第二個電路為28 GHz單邊帶混頻器，藉由給予兩顆混頻器正交訊號，將相位差180°的輸出訊號合成後，會達到鏡像抑制之功能。由於LO端匹配電容對於製程變異相當敏感，因此最後實現的單邊帶混頻器有頻飄的狀況。當電晶體偏壓為0.35 V，LO驅動功率為3 dBm時，頻帶為23~28 GHz，增益範圍為-22.5 ± 0.5 dB，鏡像拒斥比則有-30 dBc，整體晶片佈局面積為755 μm × 730 μm。

As the progress of the fifth-generation mobile communication technology, millimeter wave transceivers play an important role, the transmitters need to up-convert the baseband signal to the millimeter wave frequency band and then perform wireless transmission through a phased array antenna design. Therefore, modulators and mixers become indispensable components. Recently, thanks to advances in Complementary Metal Oxide Semiconductor (CMOS) process. The modern CMOS process has the advantages of low power consumption, low cost and high integration, and it is suitable for the implementation of the RF circuits. In this thesis, a 28 GHz I/Q Modulator and a Single-Sideband Mixer (SSB Mixer) are presented, and implemented in TSMC 90-nm CMOS RF technology and TSMC 65-nm CMOS RF technology, respectively.
The first circuit is a 28 GHz I/Q modulator, which eliminates the image signal by applying I/Q modulation signals into two mixers, and achieves a wide-band image rejection ratio by adding matching network. The characteristics of measurement and simulation have good agreement. When the gate bias is 0.35 V and LO drive power is 3 dBm, the conversion gain is -9.4 ± 0.5 dB from 25 to 32 GHz with the image rejection ratio of -30 dBc. The chip size is 730 μm × 700 μm.
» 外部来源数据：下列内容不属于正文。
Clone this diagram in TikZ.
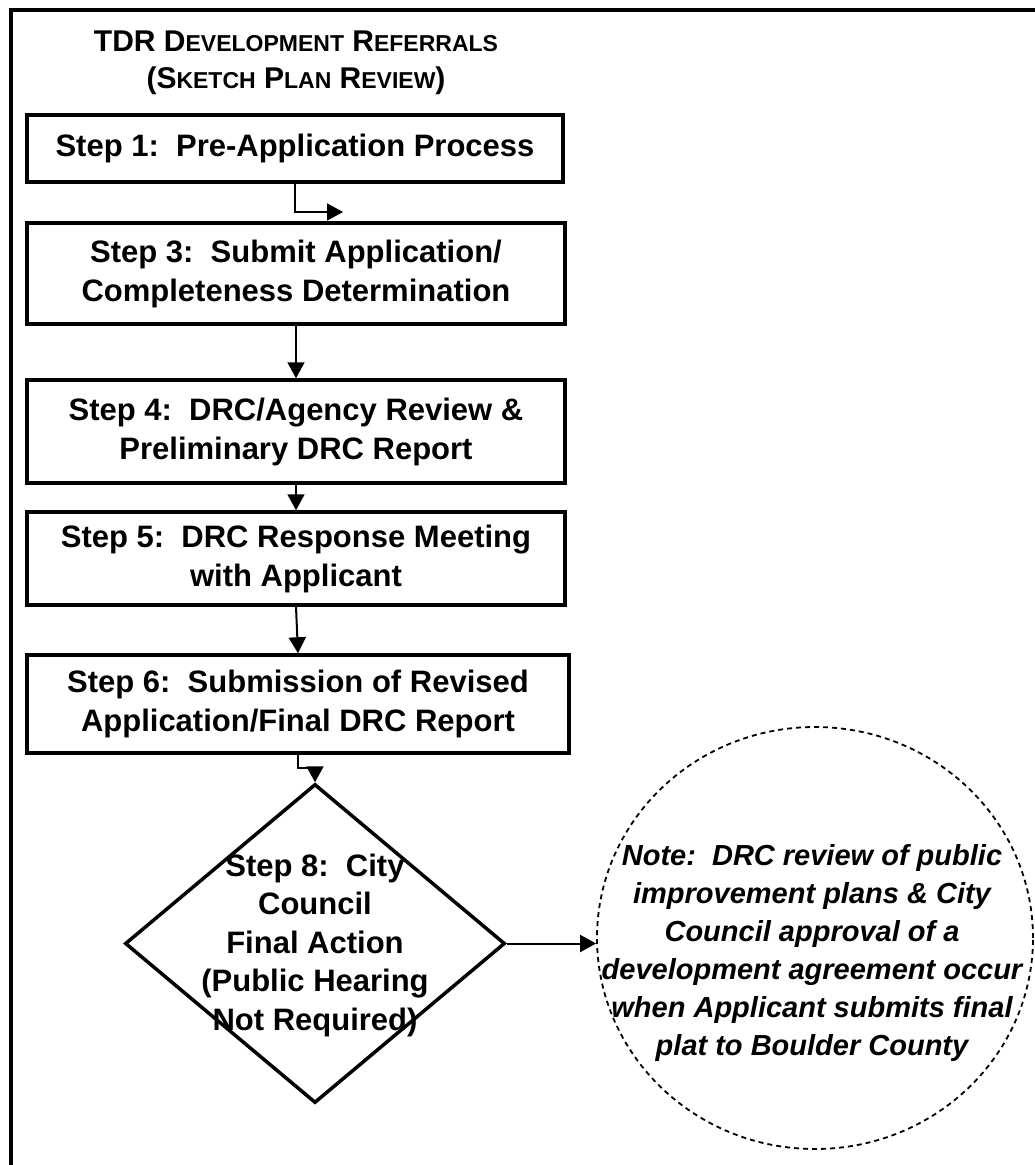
\documentclass[tikz,border=0pt]{standalone}
\usepackage{fontspec}
\setmainfont{Liberation Sans}
\usetikzlibrary{shapes.geometric,arrows.meta}
% fake small capitals: smaller upper-case letters
\newcommand\mysc[1]{{\fontsize{23}{23}\selectfont #1}}

\begin{document}
\begin{tikzpicture}[x=1pt,y=-1pt,
  stepbox/.style={draw, line width=3.5pt, minimum width=538pt, inner sep=0pt,
    align=center, font=\fontsize{31}{39}\selectfont\bfseries},
  txt/.style={align=center, inner sep=0pt, font=\fontsize{31}{38.5}\selectfont\bfseries},
  link/.style={line width=2pt, -{Triangle[length=16pt,width=17pt]}},
]
\useasboundingbox (0,0) rectangle (1034,1165);

% outer frame (top and left edges)
\draw[line width=4.5pt, line join=miter] (1040,10) -- (11,10) -- (11,1170);

% title
\node[align=center, inner sep=0pt, font=\fontsize{30}{37}\selectfont\bfseries] (title) at (296,63)
  {TDR D\mysc{EVELOPMENT} R\mysc{EFERRALS}\\(S\mysc{KETCH} P\mysc{LAN} R\mysc{EVIEW})};

% process steps
\node[stepbox, minimum width=536pt, minimum height=67pt] (s1) at (295,148.5)
  {Step 1:~~Pre-Application Process};
\node[stepbox, minimum height=101pt] (s3) at (296,273.5)
  {Step 3:~~Submit Application/\\Completeness Determination};
\node[stepbox, minimum height=103pt] (s4) at (296,431.5)
  {Step 4:~~DRC/Agency Review \&\\Preliminary DRC Report};
\node[stepbox, minimum height=93pt] (s5) at (296,558.5)
  {Step 5:~~DRC Response Meeting\\with Applicant};
\node[stepbox, minimum width=542pt, minimum height=98pt] (s6) at (298,704)
  {Step 6:~~Submission of Revised\\Application/Final DRC Report};

% decision
\node[diamond, draw, line width=3.5pt, inner sep=0pt, minimum width=380pt, minimum height=319pt] (d8) at (315,943.5) {};
\node[txt] (d8t) at (315,945)
  {Step 8:~~City\\Council\\Final Action\\(Public Hearing\\Not Required)};

% note
\node[ellipse, draw, line width=1.8pt, dash pattern=on 5pt off 4pt, inner sep=0pt,
  minimum width=436pt, minimum height=422pt] (note) at (815,938) {};
\node[align=center, inner sep=0pt, font=\fontsize{29}{38}\selectfont\bfseries\itshape] (notet) at (812,953)
  {Note:~~DRC review of public\\improvement plans \& City\\Council approval of a\\development agreement occur\\when Applicant submits final\\plat to Boulder County};

% connectors
\coordinate (t13) at (343,212);
\draw[link] (s1.south) |- (t13);
\draw[link] (s3.south) -- (s4.north);
\draw[link] (s4.south) -- (s5.north);
\draw[link] (s5.south) -- (s6.north);
\draw[link] (s6.south) -- ++(0,13) -| (d8.north);
\draw[link] (d8.east) -- (d8.east -| note.west);
\end{tikzpicture}
\end{document}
Second, a 28 GHz SSB Mixer has designed and implemented. By applying quadrature signals into two mixers, the two output signals with 180° phase difference are combined to achieve the image suppression function. However, the LO matching capacitor is sensitive to the process variation. Therefore, the SSB Mixer frequency shifted. When the gate bias is 0.35 V and LO drive power is 3 dBm, the conversion gain is -22.5 ± 0.5 dB from 23 to 28 GHz with the image rejection ratio of -30 dBc. The chip size is 755 μm × 730 μm.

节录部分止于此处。